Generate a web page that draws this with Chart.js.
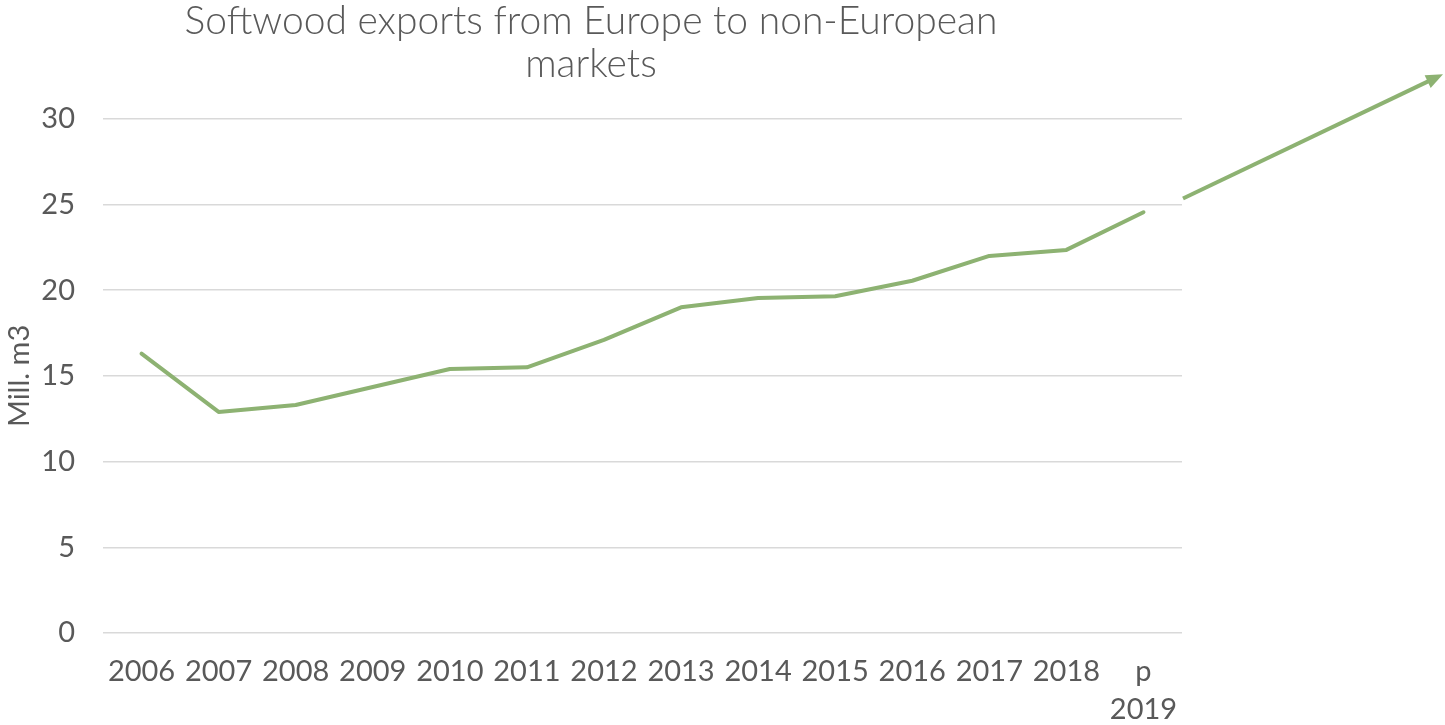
<!DOCTYPE html>
<html>
<head>
<meta charset="utf-8">
<title>Softwood exports</title>
<script src="https://cdn.jsdelivr.net/npm/chart.js@4/dist/chart.umd.min.js"></script>
<style>
  html, body { margin: 0; padding: 0; background: #fff; }
  #wrap { width: 1445px; height: 725px; }
</style>
</head>
<body>
<div id="wrap"><canvas id="exportsChart" width="1445" height="725"></canvas></div>
<script>
// Softwood exports from Europe to non-European markets, mill. m3
const years = ['2006', '2007', '2008', '2009', '2010', '2011', '2012', '2013', '2014', '2015', '2016', '2017', '2018', ['p', '2019']];
const exportsVolume = [16.3, 12.9, 13.3, 14.35, 15.4, 15.5, 17.1, 19.0, 19.55, 19.65, 20.55, 22.0, 22.35, 24.55];
const yTicks = [0, 5, 10, 15, 20, 25, 30];

// trend arrow outside the plot, from the right edge of the plot to the canvas edge
const arrowFrom = 25.35;
const arrowTo = 32.6;

const textColor = '#595959';
const lineColor = '#8db272';
const fontFamily = '"Century Gothic", Lato, "Noto Sans", sans-serif';

const trendArrow = {
    id: 'trendArrow',
    afterDraw(chart) {
        const ctx = chart.ctx;
        const y = chart.scales.y;
        const x0 = chart.chartArea.right + 1;
        const x1 = chart.width - 2;
        const y0 = y.getPixelForValue(arrowFrom);
        const y1 = y.getPixelForValue(arrowTo);
        const ang = Math.atan2(y1 - y0, x1 - x0);
        const head = 17;
        ctx.save();
        ctx.strokeStyle = lineColor;
        ctx.fillStyle = lineColor;
        ctx.lineWidth = 4;
        ctx.beginPath();
        ctx.moveTo(x0, y0);
        ctx.lineTo(x1 - head * 0.8 * Math.cos(ang), y1 - head * 0.8 * Math.sin(ang));
        ctx.stroke();
        ctx.beginPath();
        ctx.moveTo(x1, y1);
        ctx.lineTo(x1 - head * Math.cos(ang) + 7 * Math.sin(ang), y1 - head * Math.sin(ang) - 7 * Math.cos(ang));
        ctx.lineTo(x1 - head * Math.cos(ang) - 7 * Math.sin(ang), y1 - head * Math.sin(ang) + 7 * Math.cos(ang));
        ctx.closePath();
        ctx.fill();
        ctx.restore();
    }
};

const ctx = document.getElementById('exportsChart').getContext('2d');
const exportsChart = new Chart(ctx, {
    type: 'line',
    data: {
        labels: years,
        datasets: [{
            label: 'Softwood exports',
            data: exportsVolume,
            borderColor: lineColor,
            borderWidth: 4,
            borderCapStyle: 'round',
            borderJoinStyle: 'round',
            pointRadius: 0,
            tension: 0,
            fill: false
        }]
    },
    options: {
        responsive: false,
        animation: false,
        layout: {
            padding: { left: 0, right: 263, top: 0, bottom: 0 }
        },
        plugins: {
            legend: { display: false },
            tooltip: { enabled: false },
            title: {
                display: true,
                text: ['Softwood exports from Europe to non-European', 'markets'],
                color: textColor,
                font: { family: fontFamily, size: 39, weight: 300, lineHeight: 1.1 },
                padding: { top: 0, bottom: 33 }
            }
        },
        scales: {
            x: {
                offset: true,
                grid: { display: false },
                border: { display: false },
                ticks: {
                    color: textColor,
                    font: { family: fontFamily, size: 29, lineHeight: 1.3 },
                    autoSkip: false,
                    maxRotation: 0,
                    padding: 12
                },
                afterFit(scale) { scale.height = 92; }
            },
            y: {
                min: 0,
                max: 30,
                afterBuildTicks(scale) {
                    scale.ticks = yTicks.map(v => ({ value: v }));
                },
                grid: { color: '#d9d9d9', lineWidth: 1.5, drawTicks: false },
                border: { display: false },
                ticks: {
                    color: textColor,
                    font: { family: fontFamily, size: 29 },
                    padding: 28
                },
                title: {
                    display: true,
                    text: 'Mill. m3',
                    color: textColor,
                    font: { family: fontFamily, size: 29 },
                    padding: { top: 2, bottom: 0 }
                },
                afterFit(scale) { scale.width = 103; }
            }
        }
    },
    plugins: [trendArrow]
});
</script>
</body>
</html>
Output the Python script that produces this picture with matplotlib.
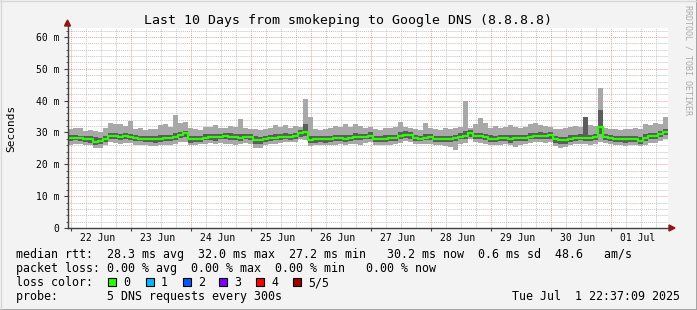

○ ○ ○ ○ ○ ○ ○

**Task**:
Check each line above for the string "script", then copy the ones that have it.

**Output below**:
<script src="https://cdn.jsdelivr.net/npm/chart.js@4/dist/chart.umd.min.js"></script>
<script>
</script>
Output the Python script that produces this picture with matplotlib.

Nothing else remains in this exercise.